The most intriguing addition is Aldridge who at some point early in the season will score the 20,000th point in his career. He only needs 49. The question is when will the 36-year-old seven footer hit the mark? How many minutes a game will the get?

Aldridge started immediately after he joined the team in early April, replacing and almost erasing Jordan. The seven-time All-Star looked rejuvenated, averaging 12.8 points, 4.8 boards and 2.6 assists while showing off a 3-pointer he hit four out of five tries. And he did it while playing only 4:22 seconds with James Harden. It was only after Aldridge retired did Griffin move into the starting lineup where he played well through the post-season.

“I thought he added a lot to our room,” Nash said of Aldridge. “Unfortunately, we didn’t get to see much of him on the floor, but he was an experienced, skilled, versatile big that knows how to play and was adding a lot to our collective IQ. So we’re excited to have him back.”

That doesn’t mean he will start though. And Marks noted that both Aldridge and the team understand the health risk, however low.

“I spoke to LaMarcus multiple times over the summer, specifically right when he decided to step away from the game, and I respect that decision completely,” Marks said. “I think we furthered our conversations, and he called and he said ‘look, I’ve been cleared.
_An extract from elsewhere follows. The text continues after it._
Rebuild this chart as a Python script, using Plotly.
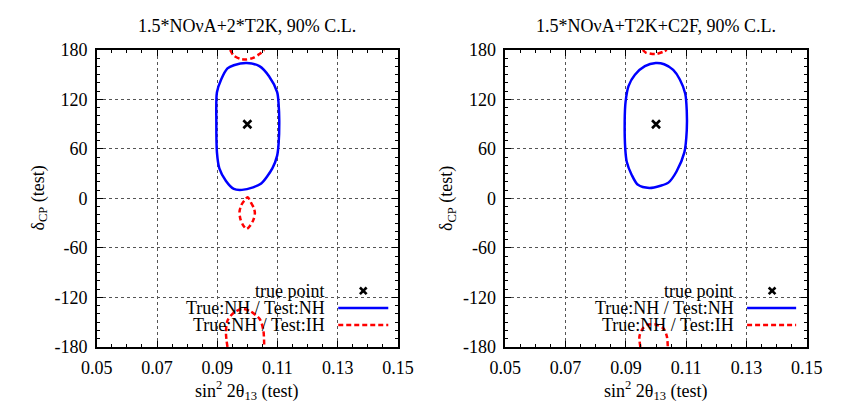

I’ve had multiple doctors, including our own and several specialists throughout the country, [look at me].’ It’s not something that we take light-hearted.

“It’s not something he should, either, and he was very comfortable, wanted to be back here and stated — like several of our guys — that there was unfinished business here.
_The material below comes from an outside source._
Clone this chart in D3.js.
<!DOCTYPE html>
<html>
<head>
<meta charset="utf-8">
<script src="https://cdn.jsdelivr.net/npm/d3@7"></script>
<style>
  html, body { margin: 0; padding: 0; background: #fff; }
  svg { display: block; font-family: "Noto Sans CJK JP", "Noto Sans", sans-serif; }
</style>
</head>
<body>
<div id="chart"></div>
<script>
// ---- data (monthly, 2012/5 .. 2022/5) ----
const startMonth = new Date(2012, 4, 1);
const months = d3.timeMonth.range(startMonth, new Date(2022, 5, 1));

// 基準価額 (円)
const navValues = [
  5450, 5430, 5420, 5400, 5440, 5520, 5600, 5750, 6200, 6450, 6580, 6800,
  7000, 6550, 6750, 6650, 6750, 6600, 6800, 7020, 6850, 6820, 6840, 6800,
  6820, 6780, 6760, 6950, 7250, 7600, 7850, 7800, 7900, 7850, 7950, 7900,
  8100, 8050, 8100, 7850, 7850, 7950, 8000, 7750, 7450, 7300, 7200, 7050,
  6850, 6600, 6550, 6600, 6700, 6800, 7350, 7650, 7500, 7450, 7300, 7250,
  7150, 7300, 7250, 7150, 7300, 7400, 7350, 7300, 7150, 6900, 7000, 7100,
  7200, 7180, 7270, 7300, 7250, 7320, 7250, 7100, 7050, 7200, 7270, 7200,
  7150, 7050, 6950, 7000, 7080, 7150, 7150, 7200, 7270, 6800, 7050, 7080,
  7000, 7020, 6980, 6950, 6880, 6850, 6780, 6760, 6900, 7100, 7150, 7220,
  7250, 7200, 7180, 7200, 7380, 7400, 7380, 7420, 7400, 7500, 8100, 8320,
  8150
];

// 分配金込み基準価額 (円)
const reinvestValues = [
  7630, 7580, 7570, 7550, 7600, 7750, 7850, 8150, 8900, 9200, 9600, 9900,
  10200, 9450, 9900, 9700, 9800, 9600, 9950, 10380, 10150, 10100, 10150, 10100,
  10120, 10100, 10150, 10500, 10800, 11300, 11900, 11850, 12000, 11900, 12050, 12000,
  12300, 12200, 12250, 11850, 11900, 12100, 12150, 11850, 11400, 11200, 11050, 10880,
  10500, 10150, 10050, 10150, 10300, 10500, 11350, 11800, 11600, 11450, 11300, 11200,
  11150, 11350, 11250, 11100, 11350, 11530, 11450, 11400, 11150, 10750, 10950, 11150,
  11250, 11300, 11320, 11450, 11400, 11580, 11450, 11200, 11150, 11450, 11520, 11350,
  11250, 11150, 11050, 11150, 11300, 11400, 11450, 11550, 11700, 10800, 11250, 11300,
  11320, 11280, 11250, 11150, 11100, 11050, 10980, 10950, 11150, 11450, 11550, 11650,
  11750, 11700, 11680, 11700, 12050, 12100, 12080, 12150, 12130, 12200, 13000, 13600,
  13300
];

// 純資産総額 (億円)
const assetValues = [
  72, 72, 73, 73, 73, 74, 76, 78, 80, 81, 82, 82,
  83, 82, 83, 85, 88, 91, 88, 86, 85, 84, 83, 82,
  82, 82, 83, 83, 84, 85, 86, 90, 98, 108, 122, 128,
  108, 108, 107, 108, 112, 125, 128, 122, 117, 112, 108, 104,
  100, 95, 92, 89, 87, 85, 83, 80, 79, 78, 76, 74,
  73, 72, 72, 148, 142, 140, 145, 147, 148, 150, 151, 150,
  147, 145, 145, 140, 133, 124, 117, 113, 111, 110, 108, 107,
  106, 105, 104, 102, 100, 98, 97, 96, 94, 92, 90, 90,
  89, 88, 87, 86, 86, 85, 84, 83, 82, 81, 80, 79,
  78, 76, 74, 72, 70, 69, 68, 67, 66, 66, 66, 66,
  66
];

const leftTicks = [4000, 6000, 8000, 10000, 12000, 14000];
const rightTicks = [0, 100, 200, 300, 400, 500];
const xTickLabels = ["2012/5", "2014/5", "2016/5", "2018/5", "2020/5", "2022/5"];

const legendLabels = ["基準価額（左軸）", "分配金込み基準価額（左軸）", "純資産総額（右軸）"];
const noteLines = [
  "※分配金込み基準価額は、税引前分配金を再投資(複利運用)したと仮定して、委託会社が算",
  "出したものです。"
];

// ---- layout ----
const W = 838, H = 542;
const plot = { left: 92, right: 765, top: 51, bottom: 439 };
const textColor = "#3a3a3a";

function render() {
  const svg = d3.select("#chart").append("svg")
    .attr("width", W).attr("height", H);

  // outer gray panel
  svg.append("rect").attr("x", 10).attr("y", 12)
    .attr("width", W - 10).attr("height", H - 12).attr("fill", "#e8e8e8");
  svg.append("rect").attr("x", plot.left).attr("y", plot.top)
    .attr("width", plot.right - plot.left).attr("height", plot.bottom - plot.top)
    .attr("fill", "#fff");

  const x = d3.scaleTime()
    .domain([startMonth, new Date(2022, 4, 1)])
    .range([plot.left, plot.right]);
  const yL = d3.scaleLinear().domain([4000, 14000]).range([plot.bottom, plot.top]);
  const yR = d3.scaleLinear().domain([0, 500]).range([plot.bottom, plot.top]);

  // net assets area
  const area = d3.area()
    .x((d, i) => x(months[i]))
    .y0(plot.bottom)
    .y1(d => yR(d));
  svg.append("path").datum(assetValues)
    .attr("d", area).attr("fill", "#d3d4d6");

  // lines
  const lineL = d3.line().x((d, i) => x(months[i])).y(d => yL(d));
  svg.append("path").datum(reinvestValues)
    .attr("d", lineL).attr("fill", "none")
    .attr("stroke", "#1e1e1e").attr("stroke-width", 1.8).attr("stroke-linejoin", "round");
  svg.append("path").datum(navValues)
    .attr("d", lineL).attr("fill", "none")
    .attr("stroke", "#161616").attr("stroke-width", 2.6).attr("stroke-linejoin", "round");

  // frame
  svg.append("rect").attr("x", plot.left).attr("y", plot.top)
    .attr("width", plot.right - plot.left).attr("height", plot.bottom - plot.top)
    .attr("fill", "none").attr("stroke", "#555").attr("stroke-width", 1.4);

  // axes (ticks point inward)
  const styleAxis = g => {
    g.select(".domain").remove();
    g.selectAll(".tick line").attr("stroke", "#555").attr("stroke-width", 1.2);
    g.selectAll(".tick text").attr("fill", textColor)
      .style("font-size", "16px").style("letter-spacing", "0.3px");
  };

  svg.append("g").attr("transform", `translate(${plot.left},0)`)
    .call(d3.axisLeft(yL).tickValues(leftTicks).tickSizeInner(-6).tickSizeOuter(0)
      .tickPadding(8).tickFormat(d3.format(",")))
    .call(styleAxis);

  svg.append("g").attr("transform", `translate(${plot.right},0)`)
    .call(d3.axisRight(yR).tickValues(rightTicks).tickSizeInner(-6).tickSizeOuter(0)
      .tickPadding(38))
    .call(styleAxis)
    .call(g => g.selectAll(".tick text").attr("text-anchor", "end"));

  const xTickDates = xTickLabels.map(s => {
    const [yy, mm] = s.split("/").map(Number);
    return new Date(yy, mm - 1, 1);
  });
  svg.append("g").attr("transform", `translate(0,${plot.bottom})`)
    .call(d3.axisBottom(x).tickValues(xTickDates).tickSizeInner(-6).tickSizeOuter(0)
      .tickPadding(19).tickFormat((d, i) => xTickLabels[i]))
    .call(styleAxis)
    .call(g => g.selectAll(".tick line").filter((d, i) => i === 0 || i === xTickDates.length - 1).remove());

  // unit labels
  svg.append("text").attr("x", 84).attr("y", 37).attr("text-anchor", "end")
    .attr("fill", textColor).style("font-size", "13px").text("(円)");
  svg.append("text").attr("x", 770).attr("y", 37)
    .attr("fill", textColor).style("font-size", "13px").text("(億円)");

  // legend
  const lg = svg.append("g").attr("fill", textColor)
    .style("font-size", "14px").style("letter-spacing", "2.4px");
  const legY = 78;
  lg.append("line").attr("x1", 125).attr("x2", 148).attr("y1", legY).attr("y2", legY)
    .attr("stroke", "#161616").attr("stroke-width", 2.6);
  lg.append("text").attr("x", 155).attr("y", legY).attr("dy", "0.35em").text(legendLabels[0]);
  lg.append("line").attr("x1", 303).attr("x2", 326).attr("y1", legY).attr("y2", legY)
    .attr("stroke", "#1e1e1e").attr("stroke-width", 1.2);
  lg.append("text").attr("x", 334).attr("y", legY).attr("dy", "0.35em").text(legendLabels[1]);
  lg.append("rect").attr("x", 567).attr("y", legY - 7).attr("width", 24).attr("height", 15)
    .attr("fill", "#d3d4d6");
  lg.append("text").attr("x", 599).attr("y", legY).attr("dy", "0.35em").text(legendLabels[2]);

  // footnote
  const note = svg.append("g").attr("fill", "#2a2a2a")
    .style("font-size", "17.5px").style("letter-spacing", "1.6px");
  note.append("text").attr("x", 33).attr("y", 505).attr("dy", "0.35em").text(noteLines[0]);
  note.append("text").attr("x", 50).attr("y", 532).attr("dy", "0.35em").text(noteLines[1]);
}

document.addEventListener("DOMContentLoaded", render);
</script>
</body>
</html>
The Nets brass appears comfortable about setting up a competition among them all, with minutes dictated by situations on the court and off. Some of those acquired are unlikely to see much time. Gray isn’t even on the roster and will likely sign directly with Long Island. Sharpe, who’s said his goal is the rotation, will likely spend time in Uniondale as well. Cacok is fighting for a two-way. Doumbouya’s status remains a bit of question mark as well although he’s guaranteed $3.6 million this year.

Still, there’s a lot of new talent upfront, enough to be the focus of training camp coverage.